** start Supplied material **

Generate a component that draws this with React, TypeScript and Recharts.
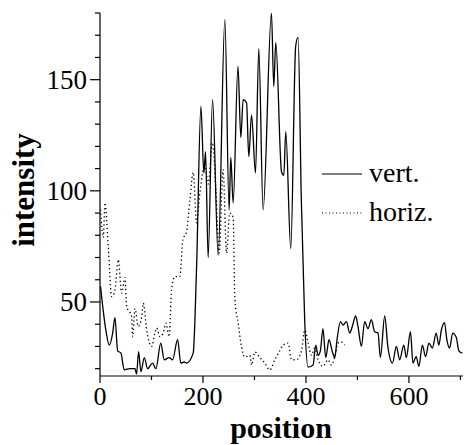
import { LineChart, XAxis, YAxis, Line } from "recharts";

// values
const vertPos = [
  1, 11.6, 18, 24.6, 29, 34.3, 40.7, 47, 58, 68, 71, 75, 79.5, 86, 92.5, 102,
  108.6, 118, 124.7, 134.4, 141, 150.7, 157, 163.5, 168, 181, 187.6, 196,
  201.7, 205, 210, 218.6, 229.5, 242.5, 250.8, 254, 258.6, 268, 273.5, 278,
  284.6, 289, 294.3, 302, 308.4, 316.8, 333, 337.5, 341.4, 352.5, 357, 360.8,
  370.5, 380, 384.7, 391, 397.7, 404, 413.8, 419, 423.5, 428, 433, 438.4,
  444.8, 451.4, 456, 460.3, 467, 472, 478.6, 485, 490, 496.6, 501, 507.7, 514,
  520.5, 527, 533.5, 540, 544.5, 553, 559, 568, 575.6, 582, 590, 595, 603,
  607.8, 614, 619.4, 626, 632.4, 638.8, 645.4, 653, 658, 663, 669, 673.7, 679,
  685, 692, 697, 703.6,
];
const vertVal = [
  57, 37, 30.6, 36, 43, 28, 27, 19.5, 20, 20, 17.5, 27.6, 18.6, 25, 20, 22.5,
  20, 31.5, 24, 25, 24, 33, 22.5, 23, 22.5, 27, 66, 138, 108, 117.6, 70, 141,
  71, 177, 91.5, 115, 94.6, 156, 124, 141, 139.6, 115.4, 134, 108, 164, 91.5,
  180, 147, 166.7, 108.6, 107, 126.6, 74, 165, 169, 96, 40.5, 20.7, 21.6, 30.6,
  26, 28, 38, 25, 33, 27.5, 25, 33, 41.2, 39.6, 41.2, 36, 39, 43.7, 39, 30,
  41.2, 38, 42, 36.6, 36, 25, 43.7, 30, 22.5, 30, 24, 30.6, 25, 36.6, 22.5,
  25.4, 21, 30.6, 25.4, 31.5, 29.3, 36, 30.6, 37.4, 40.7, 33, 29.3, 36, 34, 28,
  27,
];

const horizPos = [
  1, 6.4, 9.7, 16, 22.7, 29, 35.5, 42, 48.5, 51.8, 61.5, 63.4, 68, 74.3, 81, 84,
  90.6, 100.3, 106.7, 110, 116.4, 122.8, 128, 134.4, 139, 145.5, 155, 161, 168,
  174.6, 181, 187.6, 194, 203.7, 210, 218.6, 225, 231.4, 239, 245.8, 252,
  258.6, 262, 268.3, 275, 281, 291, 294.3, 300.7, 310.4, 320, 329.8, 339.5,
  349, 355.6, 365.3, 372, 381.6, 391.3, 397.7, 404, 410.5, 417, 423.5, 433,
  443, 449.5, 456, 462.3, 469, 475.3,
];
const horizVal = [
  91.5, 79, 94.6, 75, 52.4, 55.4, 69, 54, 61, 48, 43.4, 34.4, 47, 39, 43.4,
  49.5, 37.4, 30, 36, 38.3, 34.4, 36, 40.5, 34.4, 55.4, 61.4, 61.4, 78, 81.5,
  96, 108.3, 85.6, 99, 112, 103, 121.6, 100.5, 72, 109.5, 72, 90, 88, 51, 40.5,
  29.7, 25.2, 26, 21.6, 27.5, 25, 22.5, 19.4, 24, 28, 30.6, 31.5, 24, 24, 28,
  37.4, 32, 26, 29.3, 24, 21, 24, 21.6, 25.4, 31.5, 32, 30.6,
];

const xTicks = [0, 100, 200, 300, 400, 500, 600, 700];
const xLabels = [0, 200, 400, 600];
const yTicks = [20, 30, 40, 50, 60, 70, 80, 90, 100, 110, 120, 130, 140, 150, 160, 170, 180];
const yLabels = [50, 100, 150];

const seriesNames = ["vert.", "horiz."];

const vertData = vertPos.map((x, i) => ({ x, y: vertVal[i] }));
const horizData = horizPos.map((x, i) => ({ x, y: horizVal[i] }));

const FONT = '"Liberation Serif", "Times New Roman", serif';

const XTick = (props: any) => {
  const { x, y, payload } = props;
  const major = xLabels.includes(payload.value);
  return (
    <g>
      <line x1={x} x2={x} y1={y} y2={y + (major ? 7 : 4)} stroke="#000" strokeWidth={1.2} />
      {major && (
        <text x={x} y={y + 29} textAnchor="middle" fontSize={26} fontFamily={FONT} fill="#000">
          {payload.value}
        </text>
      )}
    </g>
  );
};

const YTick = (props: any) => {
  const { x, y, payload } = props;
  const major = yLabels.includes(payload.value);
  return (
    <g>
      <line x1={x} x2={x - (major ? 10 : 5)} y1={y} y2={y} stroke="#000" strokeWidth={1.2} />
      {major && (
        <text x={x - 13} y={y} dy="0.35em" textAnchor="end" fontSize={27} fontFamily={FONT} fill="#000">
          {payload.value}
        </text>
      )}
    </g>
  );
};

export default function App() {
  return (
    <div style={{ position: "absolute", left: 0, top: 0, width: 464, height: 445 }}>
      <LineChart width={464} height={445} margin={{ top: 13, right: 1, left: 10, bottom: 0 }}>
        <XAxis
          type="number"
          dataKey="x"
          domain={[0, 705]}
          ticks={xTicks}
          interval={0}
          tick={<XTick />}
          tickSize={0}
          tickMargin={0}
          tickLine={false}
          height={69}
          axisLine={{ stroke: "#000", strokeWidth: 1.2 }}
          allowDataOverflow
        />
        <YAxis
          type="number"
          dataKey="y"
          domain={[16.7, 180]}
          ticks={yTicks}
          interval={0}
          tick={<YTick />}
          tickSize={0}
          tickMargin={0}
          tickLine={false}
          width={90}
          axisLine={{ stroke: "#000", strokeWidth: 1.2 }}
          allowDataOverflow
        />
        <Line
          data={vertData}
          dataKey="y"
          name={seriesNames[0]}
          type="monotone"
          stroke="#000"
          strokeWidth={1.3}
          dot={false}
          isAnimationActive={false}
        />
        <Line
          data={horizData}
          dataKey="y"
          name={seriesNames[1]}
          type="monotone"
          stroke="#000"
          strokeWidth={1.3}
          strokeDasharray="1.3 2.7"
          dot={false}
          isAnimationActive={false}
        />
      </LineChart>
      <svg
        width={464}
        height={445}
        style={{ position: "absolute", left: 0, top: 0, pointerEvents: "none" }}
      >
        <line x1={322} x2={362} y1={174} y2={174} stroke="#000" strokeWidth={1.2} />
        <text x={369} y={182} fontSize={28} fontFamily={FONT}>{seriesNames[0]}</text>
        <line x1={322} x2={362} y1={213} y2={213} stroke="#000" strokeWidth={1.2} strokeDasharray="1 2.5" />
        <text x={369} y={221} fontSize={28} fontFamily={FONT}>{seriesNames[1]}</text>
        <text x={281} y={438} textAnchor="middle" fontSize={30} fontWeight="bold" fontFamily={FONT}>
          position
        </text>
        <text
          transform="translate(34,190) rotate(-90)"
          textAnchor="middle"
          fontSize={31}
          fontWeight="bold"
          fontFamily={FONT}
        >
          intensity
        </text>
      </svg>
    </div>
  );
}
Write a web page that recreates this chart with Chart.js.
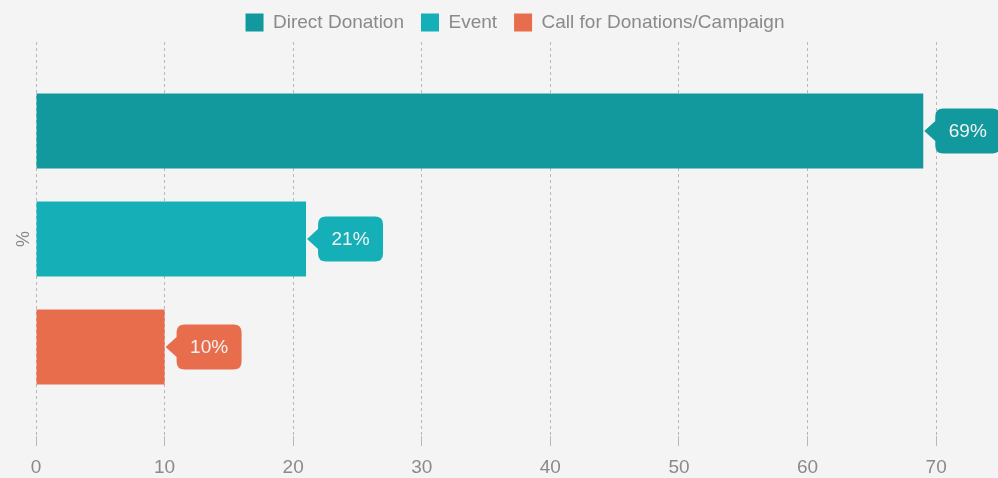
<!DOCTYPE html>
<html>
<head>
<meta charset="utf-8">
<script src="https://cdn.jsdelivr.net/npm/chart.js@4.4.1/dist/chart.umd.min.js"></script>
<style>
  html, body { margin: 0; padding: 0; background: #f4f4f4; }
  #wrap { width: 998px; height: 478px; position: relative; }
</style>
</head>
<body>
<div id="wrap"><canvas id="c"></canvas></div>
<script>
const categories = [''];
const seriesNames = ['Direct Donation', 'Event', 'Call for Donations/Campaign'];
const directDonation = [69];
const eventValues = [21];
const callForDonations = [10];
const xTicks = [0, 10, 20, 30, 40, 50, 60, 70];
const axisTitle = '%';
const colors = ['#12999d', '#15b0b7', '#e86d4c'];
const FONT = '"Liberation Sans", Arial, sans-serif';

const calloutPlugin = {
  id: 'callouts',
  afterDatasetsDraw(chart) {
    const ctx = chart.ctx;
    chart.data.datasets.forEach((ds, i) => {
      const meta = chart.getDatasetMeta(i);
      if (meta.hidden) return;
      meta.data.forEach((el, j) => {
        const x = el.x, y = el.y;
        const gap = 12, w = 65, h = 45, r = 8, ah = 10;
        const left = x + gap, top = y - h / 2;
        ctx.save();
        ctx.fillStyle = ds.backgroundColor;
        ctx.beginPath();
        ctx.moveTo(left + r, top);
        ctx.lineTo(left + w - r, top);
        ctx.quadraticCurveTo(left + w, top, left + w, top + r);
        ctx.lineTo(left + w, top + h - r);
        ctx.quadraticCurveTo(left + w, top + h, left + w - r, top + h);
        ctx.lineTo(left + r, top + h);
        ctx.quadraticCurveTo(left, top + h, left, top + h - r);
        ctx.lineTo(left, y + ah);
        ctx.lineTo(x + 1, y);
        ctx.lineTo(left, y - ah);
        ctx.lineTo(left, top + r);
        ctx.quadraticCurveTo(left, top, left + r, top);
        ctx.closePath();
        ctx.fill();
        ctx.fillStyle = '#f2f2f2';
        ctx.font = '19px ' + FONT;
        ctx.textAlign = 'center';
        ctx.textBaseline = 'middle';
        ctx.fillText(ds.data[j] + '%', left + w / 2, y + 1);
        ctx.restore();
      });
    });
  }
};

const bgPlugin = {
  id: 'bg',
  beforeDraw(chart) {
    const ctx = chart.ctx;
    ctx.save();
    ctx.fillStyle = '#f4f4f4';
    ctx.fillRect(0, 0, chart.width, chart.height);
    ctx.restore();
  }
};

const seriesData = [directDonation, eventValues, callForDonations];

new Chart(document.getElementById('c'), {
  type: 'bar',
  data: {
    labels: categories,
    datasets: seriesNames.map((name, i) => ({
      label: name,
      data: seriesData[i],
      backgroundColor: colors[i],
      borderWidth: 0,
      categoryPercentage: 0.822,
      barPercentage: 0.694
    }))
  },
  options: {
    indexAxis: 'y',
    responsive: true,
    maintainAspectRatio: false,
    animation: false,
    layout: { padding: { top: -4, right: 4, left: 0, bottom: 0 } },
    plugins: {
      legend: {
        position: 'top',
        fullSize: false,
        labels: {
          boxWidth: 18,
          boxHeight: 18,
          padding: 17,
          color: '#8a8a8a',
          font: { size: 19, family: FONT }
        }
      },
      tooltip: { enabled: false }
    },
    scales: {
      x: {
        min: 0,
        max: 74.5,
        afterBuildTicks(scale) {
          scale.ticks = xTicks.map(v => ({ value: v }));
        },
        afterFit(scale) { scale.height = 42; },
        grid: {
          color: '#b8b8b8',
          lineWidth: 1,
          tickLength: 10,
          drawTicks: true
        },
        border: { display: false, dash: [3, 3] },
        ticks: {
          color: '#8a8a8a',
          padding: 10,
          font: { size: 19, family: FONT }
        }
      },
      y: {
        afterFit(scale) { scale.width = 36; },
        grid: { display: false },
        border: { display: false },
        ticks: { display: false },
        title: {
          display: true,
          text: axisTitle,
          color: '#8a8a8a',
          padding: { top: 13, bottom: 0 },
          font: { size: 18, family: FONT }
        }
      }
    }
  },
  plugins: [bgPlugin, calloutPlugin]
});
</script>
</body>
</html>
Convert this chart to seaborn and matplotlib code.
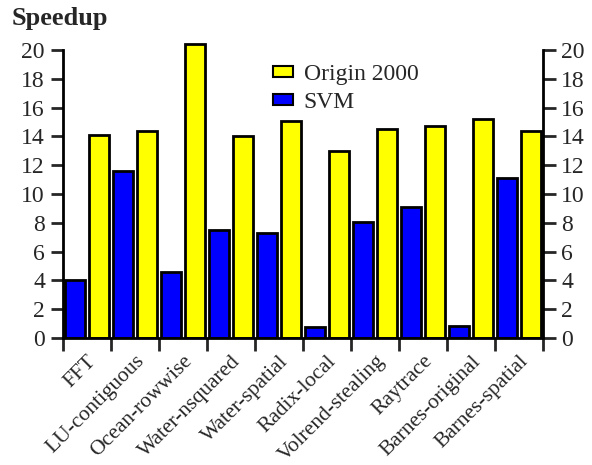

** end Supplied material **

• The task: Pull out every line holding "that" from the records above, and copy it.

• Final result:
Generate a component that draws this with React, TypeScript and Recharts.
Write a web page that recreates this chart with Chart.js.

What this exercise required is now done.